Residency and Exhibition of The Eve Of… and a Talk about Make Things (Happen)

Christine Wong Yap, Mirror #1, 2014, wood, asphalt-based coating, light, acrylic, mirror, 13.625 x 13.625 x 5.5 inches

Christine Wong Yap, Mirror #1, 2014, wood, asphalt-based coating, light, acrylic, mirror, 13.625 x 13.625 x 5.5 inches

I’m in Portland, OR…

…exhibiting The Eve Of… at the Portland ‘Pataphysical Society and in the windows at PDX Contemporary…

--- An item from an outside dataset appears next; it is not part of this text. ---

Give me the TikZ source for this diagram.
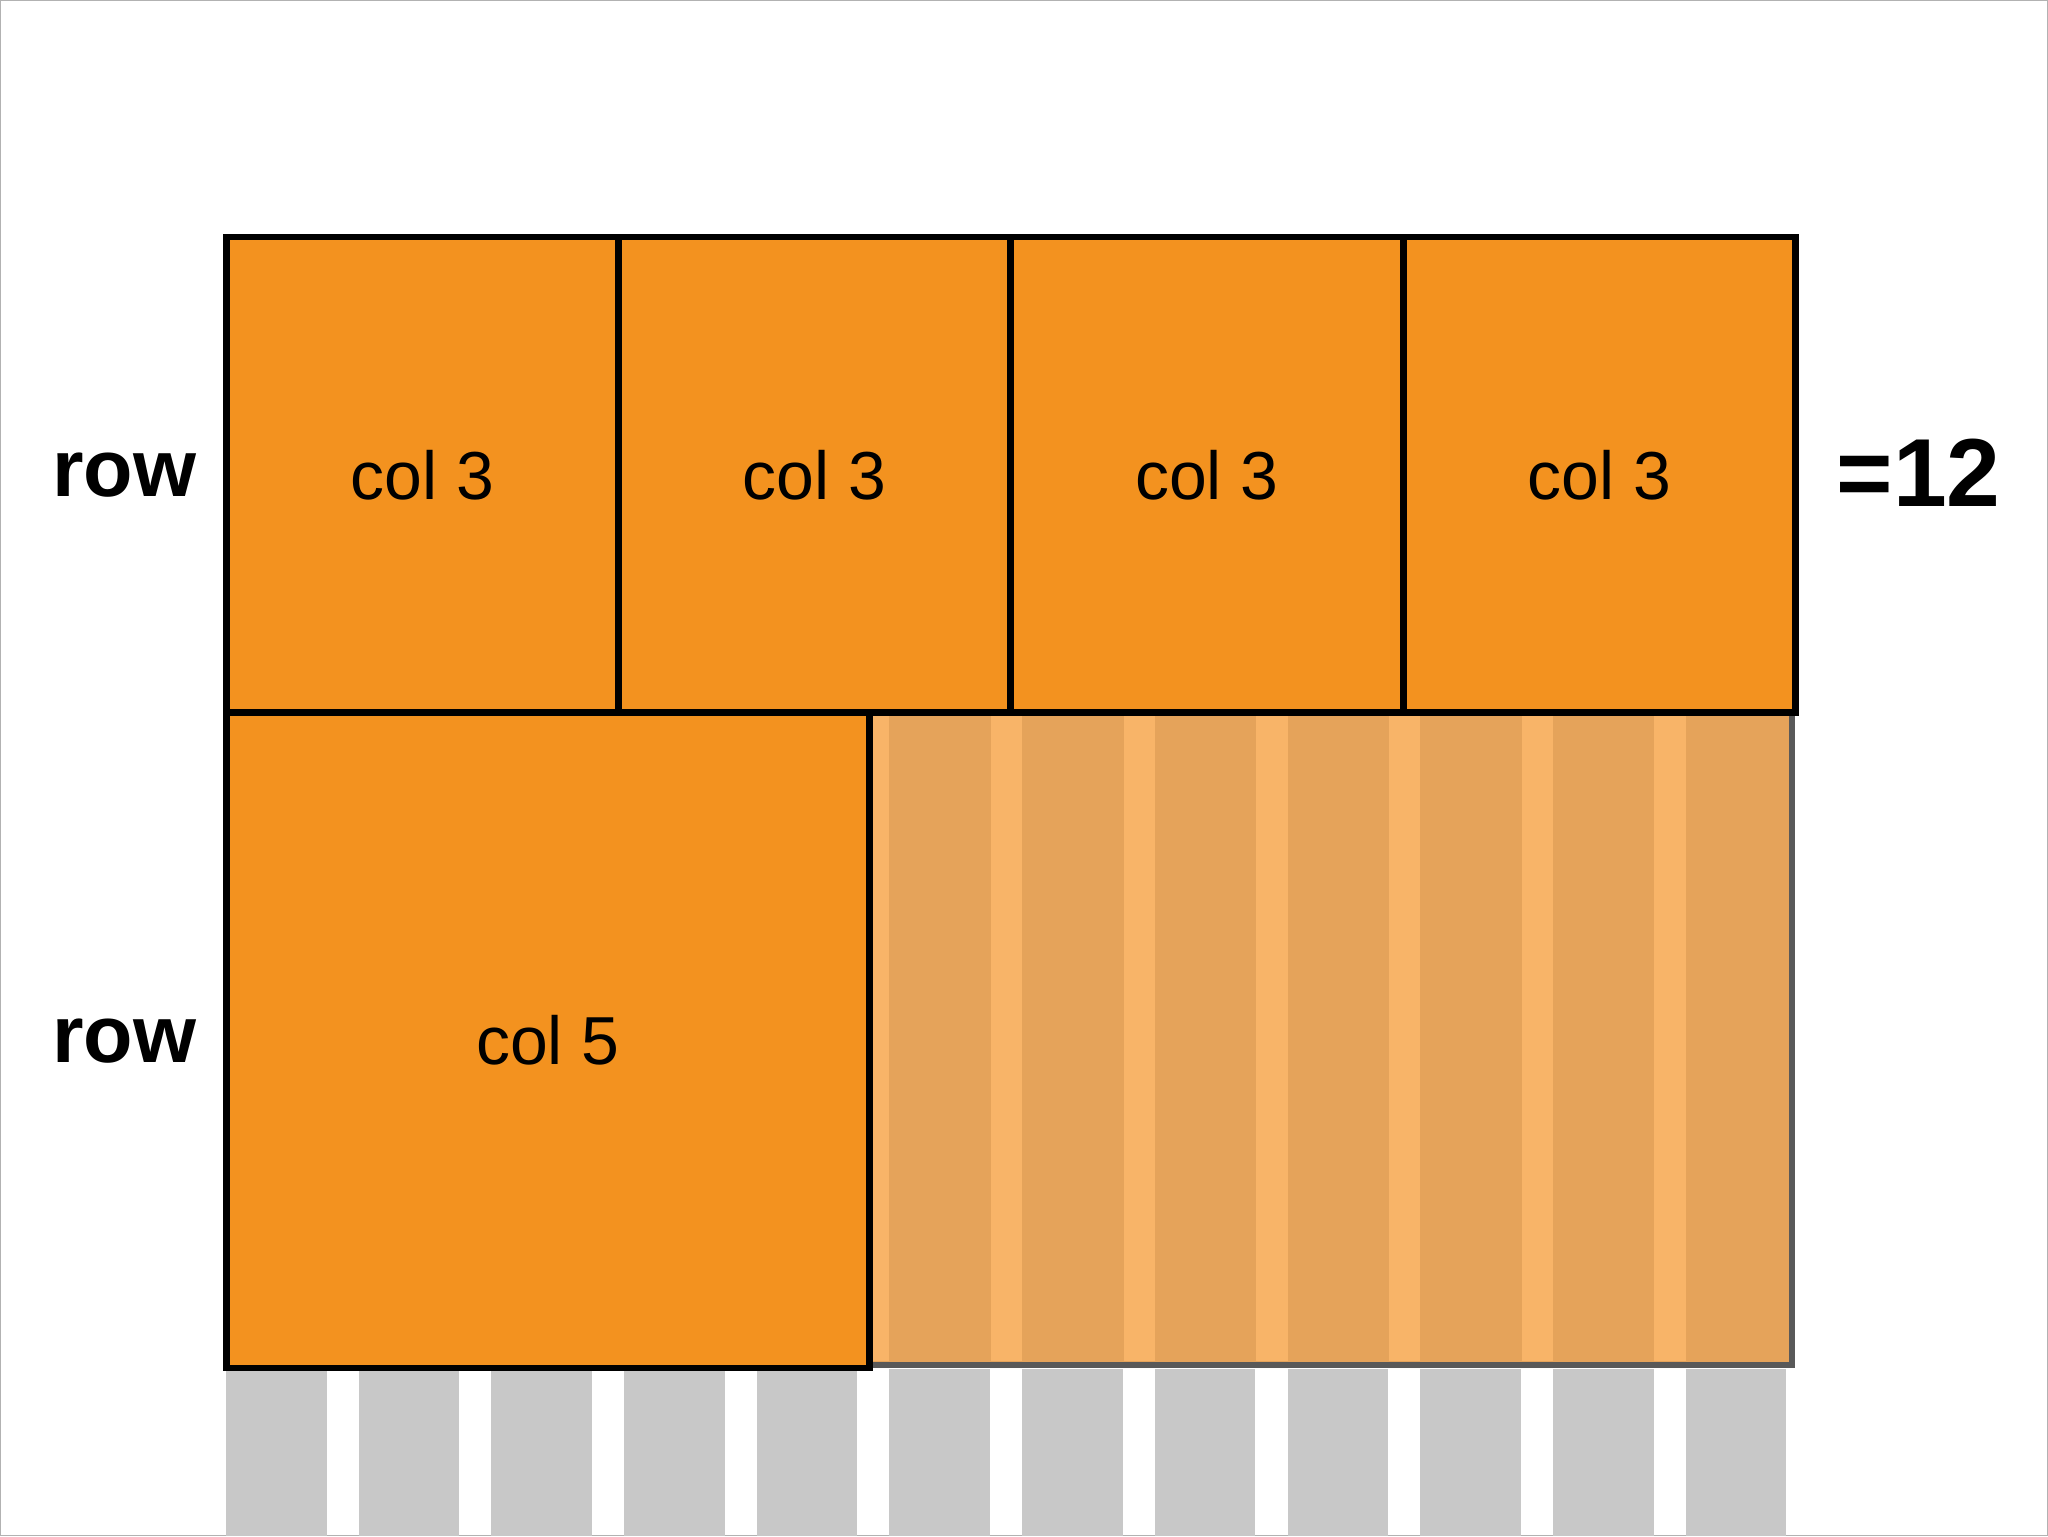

…developing new work for the show in a residency at c3:initiative (and using the Pulp and Deckle paper making studio)….

…and talking about Make Things (Happen) with guests Julie Perini and Lexa Walsh in PSU’s Assembly.

Join me!

May 20–June 6, 2015
Residency
c3:initiative

June 4–July 17
Exhibition: The Eve Of…
Portland ’Pataphysical Society (PataPDX)
625 NW Everett St #104

May 30–June 27
Window Project Satellite Exhibition : The Eve Of…
PDX Contemporary Windows, 925 NW Flanders

June 4, 6–8pm
Opening Reception
at both ‘PataPDX and PDX Contemporary

Wednesday, May 27, 8-10 pm
PSU Assembly
A discussion about Make Things (Happen) (in partnership with PSU MFA in Art & Social Practice’s Assembly 2015). Features guest dialogists and Make Things (Happen) participating artists Julie Perini and Lexa Walsh. At Portland ‘Pataphysical Society. Limited seating.